2. Wenn ein Kapital, in welcher Form auch immer, entwertet wird, ist das nicht
nur eine Niederlage des eben entwerteten Kapitals, sondern gleichzeitig ein
Sieg des Kapitals, das sich behauptet hat. Auch dafür, daß diesbezüglich
die richtigen Entscheidungen getroffen werden, das Ergebnis der Konkurrenz
quasi antizipiert werden kann, ist gesorgt: Die Anleger am Aktienmarkt sind
die Pfadfinder des Kredits, sie suchen allenthalben nach den besten Renditemöglichkeiten,
also nach den erfolgsträchtigsten Kapitalien. Eine Aktiengesellschaft,
die keine Dividende vorweisen kann (oder eine vergleichsweise niedrige) hat
eben schlechte Karten: Ihr wird Kapital entzogen! Und das, was für einzelne
Kapitalien gilt, gilt auch für ganze Sfären der Ökonomie. WALTER
BAU hatte eben nicht nur das Pech, selber keinen Gewinn abzuwerfen, sondern
gehörte obendrein einer Sfäre, der Baubranche, an, die insgesamt
nicht als zukunftsträchtig eingestuft wird - im Vergleich etwa zur der
IT-Branche. (Eine heutzutage keineswegs unübliche branchenübergreifende
Diversifizierung war nicht die Erfolgsstrategie von WALTER BAU!)
3. Wenn Lohnarbeiter ihre Arbeitskraft nicht mehr zugunsten "ihres"
Betriebs verschleißen können, leisten sie dem weiterhin produktiven
Kapital anderer Firmen einen Dienst: Indem sie ihre Arbeitskraft nicht nur
ohnehin unter Wert anbieten müssen, sondern auch unter dem Wert anderer
in Lohn stehender Arbeiter anbieten müssen - so sie wieder Arbeit finden
wollen, was sie (siehe Punkt 4) auch müssen -, machen sie sich um eine
Senkung des gesamtgesellschaftlichen Lohnniveaus verdient.
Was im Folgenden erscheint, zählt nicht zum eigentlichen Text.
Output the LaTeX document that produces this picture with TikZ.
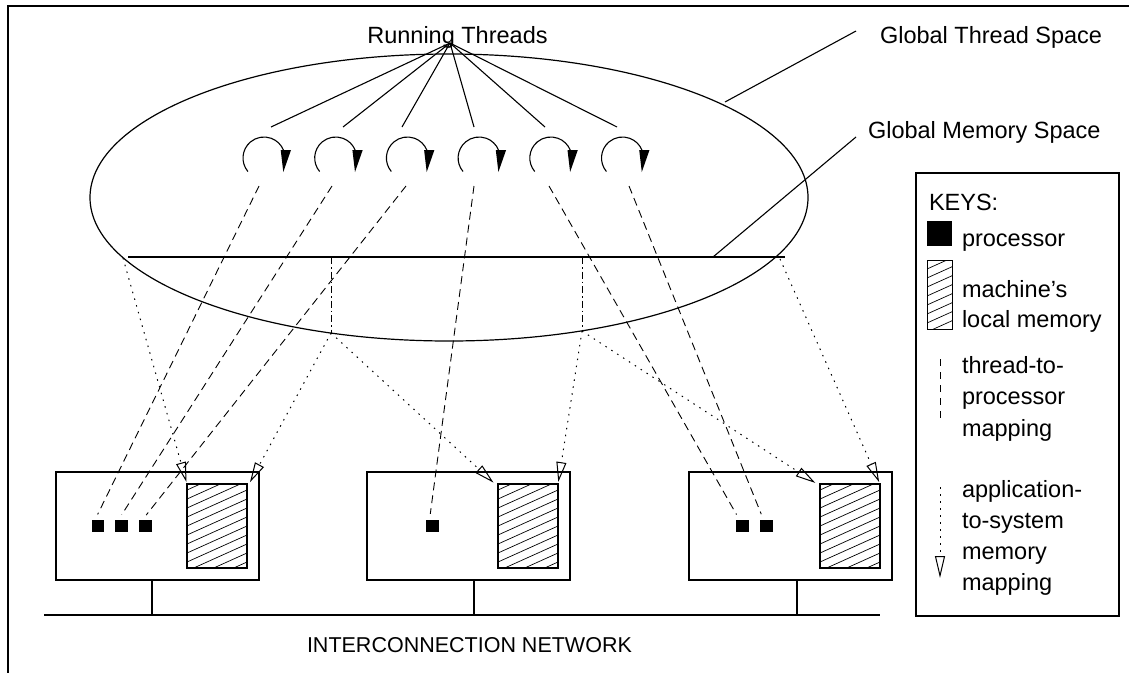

4. Wenn durch den Zusammenbruch Kosten für das Gemeinwesen namens Staat
entstehen, zwecks Durchfütterung von arbeitslos gewordenen Lohnarbeitern,
dann ist das für den Staat ein schlagendes Argument dafür, die Kosten
für diese Leute insgesamt zu senken. Die Reservearmee des Kapitals entwertet
sich mit ihrer zahlenmäßigen Vergrößerung.
Kurzum: Der
Lohnarbeiter, der aus seiner Schädigung, nicht den Schluß auf Gegnerschaft
zu dem ganzen System zieht, dem ist wirklich nicht zu helfen. Aber in der
Anzeige ging es ja eh nicht so sehr um den "kleinen Mann", sondern
um die Ehrenrettung eines Kapitalisten alter Schule, dem Herrn Schlaumeier
Ignaz Walter, der selber weit davon entfernt ist, jeden Euro umdrehen zu müssen.
Wahrscheinlich stinkt dem am meisten, daß er von seiten der CSU keine
Protektion erfahren hat, obwohl er mit der - siehe seine diversen am Widerstand
der Augsburger Bevölkerung gescheiterten Tiefgaragenprojekte in der Augsburger
City - immer eng verbunden war. Offensichtlich wollte die CSU in dieser Frage
den Anschein vermeiden, "korrupt" zu sein (als ob Wirtschaftsförderung,
legal abgewickelt, jemals etwas mit Korruption zu tun gehabt hätte).